One mistaken gene conversion for example turns the gene symbol SEPT2, short for Septin 2, to “2-Sep.” Likewise, MARCH1—aka Membrane-Associated Ring Finger (C3HC4) 1, E3 Ubiquitin Protein Ligase—is rendered as “1-Mar.” The scientists wrote: “Furthermore, RIKEN identifiers were described to be automatically converted to floating point numbers (i.e. from accession ‘2310009E13’ to ‘2.31E+13’).”

The conversion takes place without the researcher noticing and culminates in research papers with errors in their supplementary files, sometimes contributing to unverifiable data or errors in subsequent calculations.

paper: http://genomebiology.biomedcentral.com/articles/10.1186/s13059-016-1044-7
Excel's options can't be changed to fix the problem permanently ... the best work-around is probably to make a template with all cells set to "text". Then reset any columns where calculations are needed, or use a different template if doing calculations.

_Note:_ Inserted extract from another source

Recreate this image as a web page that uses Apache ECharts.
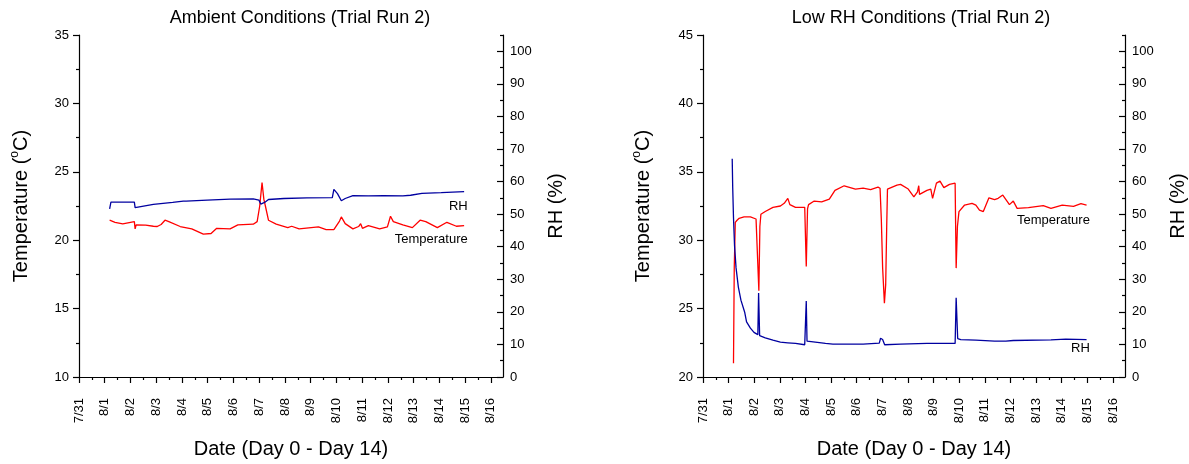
<!DOCTYPE html>
<html><head><meta charset="utf-8">
<script src="https://cdn.jsdelivr.net/npm/echarts@6/dist/echarts.min.js"></script>
<style>html,body{margin:0;padding:0;background:#fff}#c{width:1189px;height:464px}</style>
</head><body><div id="c"></div>
<script>
// Tick labels for the date axis (day index 0 = 7/31)
const dateLabels = ['7/31','8/1','8/2','8/3','8/4','8/5','8/6','8/7','8/8','8/9','8/10','8/11','8/12','8/13','8/14','8/15','8/16'];
const majorDays = [0,1,2,3,4,5,6,7,8,9,10,11,12,13,14,15,16];
const minorDays = [0.5,1.5,2.5,3.5,4.5,5.5,6.5,7.5,8.5,9.5,10.5,11.5,12.5,13.5,14.5,15.5];
const rhMajor = [0,10,20,30,40,50,60,70,80,90,100];
const rhMinor = [5,15,25,35,45,55,65,75,85,95,105];
const titles = ['Ambient Conditions (Trial Run 2)', 'Low RH Conditions (Trial Run 2)'];

// Ambient conditions: [day, value]
const ambientTemp = [
 [1.19,21.46],[1.40,21.31],[1.70,21.2],[2.00,21.31],[2.15,21.36],[2.18,20.83],[2.22,21.12],[2.59,21.1],
 [2.89,21.02],[3.04,21.0],[3.19,21.15],[3.34,21.46],[3.49,21.36],[3.93,21.0],[4.38,20.83],[4.83,20.44],
 [5.13,20.49],[5.35,20.87],[5.87,20.83],[6.17,21.12],[6.77,21.17],[6.92,21.36],[7.02,22.5],[7.11,24.22],
 [7.18,23.0],[7.24,22.5],[7.36,21.46],[7.66,21.17],[8.11,20.92],[8.26,21.02],[8.55,20.83],[9.30,20.97],
 [9.60,20.78],[9.90,20.78],[10.12,21.4],[10.19,21.70],[10.34,21.21],[10.64,20.83],[10.86,21.0],[10.94,21.21],
 [11.01,20.87],[11.24,21.07],[11.68,20.83],[11.98,20.97],[12.10,21.75],[12.21,21.36],[12.58,21.12],[12.95,20.92],
 [13.25,21.46],[13.47,21.36],[13.92,20.92],[14.29,21.31],[14.66,21.02],[14.96,21.07]
];
const ambientRH = [
 [1.19,51.6],[1.24,53.7],[1.40,53.7],[2.15,53.7],[2.18,52.0],[2.22,52.5],[2.89,53.0],[3.64,53.6],
 [4.05,54.0],[4.10,54.5],[4.16,54.0],[4.98,54.3],[5.87,54.6],[6.77,54.7],[6.99,54.3],[7.06,53.1],
 [7.21,53.6],[7.36,54.5],[7.96,54.8],[8.85,55.0],[9.84,55.1],[9.90,57.6],[10.04,56.3],[10.19,54.1],
 [10.34,54.8],[10.64,55.7],[11.24,55.6],[11.83,55.7],[12.58,55.6],[12.88,55.8],[13.32,56.4],[14.07,56.6],[14.96,56.9]
];
// Low RH conditions: [day, value]
const lowTemp = [
 [1.19,21.0],[1.22,28.0],[1.26,31.3],[1.33,31.46],[1.41,31.6],[1.60,31.7],[1.85,31.7],[2.07,31.55],
 [2.14,31.46],[2.18,26.3],[2.22,31.0],[2.26,31.9],[2.43,32.1],[2.73,32.4],[3.02,32.5],[3.17,32.7],
 [3.31,33.06],[3.39,32.6],[3.61,32.4],[3.97,32.4],[4.03,28.08],[4.08,32.3],[4.12,32.6],[4.34,32.86],
 [4.63,32.8],[4.93,33.0],[5.15,33.64],[5.51,33.98],[5.95,33.74],[6.25,33.8],[6.54,33.7],[6.83,33.88],
 [6.91,33.8],[6.96,31.5],[7.01,28.0],[7.08,25.4],[7.13,26.75],[7.17,31.0],[7.20,33.74],[7.57,34.03],
 [7.71,34.08],[8.01,33.74],[8.23,33.16],[8.37,33.54],[8.42,33.98],[8.45,33.35],[8.74,33.64],[8.89,33.74],
 [8.96,33.06],[9.11,34.17],[9.25,34.32],[9.40,33.84],[9.62,34.08],[9.84,34.17],[9.88,27.96],[9.93,31.0],
 [9.99,32.09],[10.21,32.57],[10.50,32.69],[10.65,32.57],[10.79,32.2],[10.94,32.09],[11.16,33.1],[11.38,32.96],
 [11.52,33.06],[11.70,33.3],[11.96,32.6],[12.11,32.86],[12.26,32.33],[12.70,32.38],[13.28,32.52],[13.58,32.33],
 [14.02,32.57],[14.46,32.48],[14.75,32.67],[14.97,32.57]
];
const lowRH = [
 [1.14,67.0],[1.16,58.0],[1.19,49.0],[1.23,40.5],[1.29,33.5],[1.38,27.6],[1.48,23.6],[1.63,19.8],[1.70,16.9],
 [1.85,15.0],[1.99,13.7],[2.14,13.0],[2.17,25.8],[2.21,12.7],[2.43,12.0],[2.73,11.3],[3.02,10.7],
 [3.31,10.5],[3.61,10.3],[3.97,9.9],[4.03,23.3],[4.06,11.0],[4.09,10.7],[4.78,10.3],[5.07,10.1],
 [6.25,10.1],[6.88,10.4],[6.93,11.9],[7.01,11.5],[7.09,9.9],[7.71,10.1],[8.74,10.3],[9.84,10.3],
 [9.88,24.3],[9.94,11.8],[10.06,11.5],[10.65,11.3],[11.38,11.0],[11.82,11.0],[12.11,11.2],[13.58,11.4],
 [14.16,11.6],[14.97,11.5]
];
// label anchors [day, value]
const ambientRHLabel = [15.1, 52.4];
const ambientTempLabel = [15.1, 20.07];
const lowTempLabel = [15.1, 31.45];
const lowRHLabel = [15.1, 8.8];

const FONT = 'Liberation Sans, Arial, sans-serif';
const RED = '#ff0000', BLUE = '#0000a0';
const axisLineStyle = {color:'#000', width:1.2};
const X_MAX = 16.47;

function xAxes(g){
  return [{
    type:'value', gridIndex:g, position:'bottom', min:0, max:X_MAX,
    axisLine:{show:true, onZero:false, lineStyle:axisLineStyle},
    axisTick:{show:true, customValues:majorDays, length:6, lineStyle:axisLineStyle},
    axisLabel:{show:true, customValues:majorDays, rotate:90, margin:21, fontSize:13, color:'#000', fontFamily:FONT,
      formatter:v=>dateLabels[Math.round(v)]},
    splitLine:{show:false},
    name:'Date (Day 0 - Day 14)', nameLocation:'middle', nameGap:62,
    nameTextStyle:{fontSize:20, color:'#000', fontFamily:FONT}
  },{
    type:'value', gridIndex:g, position:'bottom', min:0, max:X_MAX,
    axisLine:{show:false, onZero:false},
    axisTick:{show:true, customValues:minorDays, length:3, lineStyle:axisLineStyle},
    axisLabel:{show:false}, splitLine:{show:false}
  }];
}
function yAxes(g, tmin, tmax, gap){
  return [{
    type:'value', gridIndex:g, position:'left', min:tmin, max:tmax, interval:5,
    axisLine:{show:true, onZero:false, lineStyle:axisLineStyle},
    axisTick:{show:true, length:6, lineStyle:axisLineStyle},
    minorTick:{show:true, splitNumber:2, length:3, lineStyle:axisLineStyle},
    axisLabel:{fontSize:13, color:'#000', fontFamily:FONT, margin:10},
    splitLine:{show:false}, minorSplitLine:{show:false},
    name:'{a|Temperature (}{b|o}{a|C)}', nameLocation:'middle', nameGap:gap,
    nameTextStyle:{fontSize:20, color:'#000', fontFamily:FONT,
      rich:{a:{fontSize:20, lineHeight:24, verticalAlign:'middle', color:'#000', fontFamily:FONT},
            b:{fontSize:12, lineHeight:12, verticalAlign:'top', color:'#000', fontFamily:FONT}}}
  },{
    type:'value', gridIndex:g, position:'right', min:0, max:105,
    axisLine:{show:true, onZero:false, lineStyle:axisLineStyle},
    axisTick:{show:true, inside:true, customValues:rhMajor, length:6, lineStyle:axisLineStyle},
    axisLabel:{show:true, customValues:rhMajor, fontSize:13, color:'#000', fontFamily:FONT, margin:7},
    splitLine:{show:false},
    name:'RH (%)', nameLocation:'middle', nameGap:43,
    nameTextStyle:{fontSize:20, color:'#000', fontFamily:FONT}
  },{
    type:'value', gridIndex:g, position:'right', min:0, max:105,
    axisLine:{show:false, onZero:false},
    axisTick:{show:true, inside:true, customValues:rhMinor, length:3, lineStyle:axisLineStyle},
    axisLabel:{show:false}, splitLine:{show:false}
  }];
}
function lbl(text, coord){
  return {symbol:'circle', symbolSize:0, silent:true,
    label:{show:true, position:'left', distance:0, formatter:text, fontSize:13, color:'#000', fontFamily:FONT},
    data:[{coord:coord}]};
}
function line(data, color, xi, yi, mp){
  return {type:'line', data:data, xAxisIndex:xi, yAxisIndex:yi, showSymbol:false, symbol:'none',
    lineStyle:{color:color, width:1.3}, itemStyle:{color:color}, markPoint:mp, z:3};
}

const chart = echarts.init(document.getElementById('c'), null, {renderer:'canvas'});
chart.setOption({
  animation:false,
  backgroundColor:'#fff',
  title:[
    {text:titles[0], left:300, top:9, textAlign:'center', padding:0, textStyle:{fontSize:18, fontWeight:'normal', color:'#000', fontFamily:FONT}},
    {text:titles[1], left:921, top:9, textAlign:'center', padding:0, textStyle:{fontSize:18, fontWeight:'normal', color:'#000', fontFamily:FONT}}
  ],
  grid:[
    {left:79, top:35, width:424, height:345, containLabel:false},
    {left:703, top:35, width:423, height:345, containLabel:false}
  ],
  xAxis:[...xAxes(0), ...xAxes(1)],
  yAxis:[...yAxes(0,10,35,46), ...yAxes(1,20,45,48)],
  series:[
    line(ambientTemp, RED, 0, 0, lbl('Temperature', ambientTempLabel)),
    line(ambientRH, BLUE, 0, 1, lbl('RH', ambientRHLabel)),
    line(lowTemp, RED, 2, 3, lbl('Temperature', lowTempLabel)),
    line(lowRH, BLUE, 2, 4, lbl('RH', lowRHLabel))
  ]
});
</script>
</body></html>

Pretty annoying, since it's an option a lot of people want, and it would be simple to implement program-wide. Most of the cell formatting features work fine on their own, so it's often creating other problems to have to turn all of them off, instead of just checking a box saying "never change the data into a date".


Excel is a good tool to explore data but I think it is not a suitable tool to use for research results. It is very hard to do any sort of quality control or unit testing of stats code or results. Having said that I'm not sure many academic researchers have much of an idea of doing any testing on the validity of how they produce their results, software testing.

Another problem is simply loading data can often lead to issues unless there are checks. I think one paper had an age of 32000+ which is clearly an issue in converting unsigned to signed integers in a load process. But checks should be put in place.

There were some economists who made spread sheet errors with a paper used by economists in support of austerity.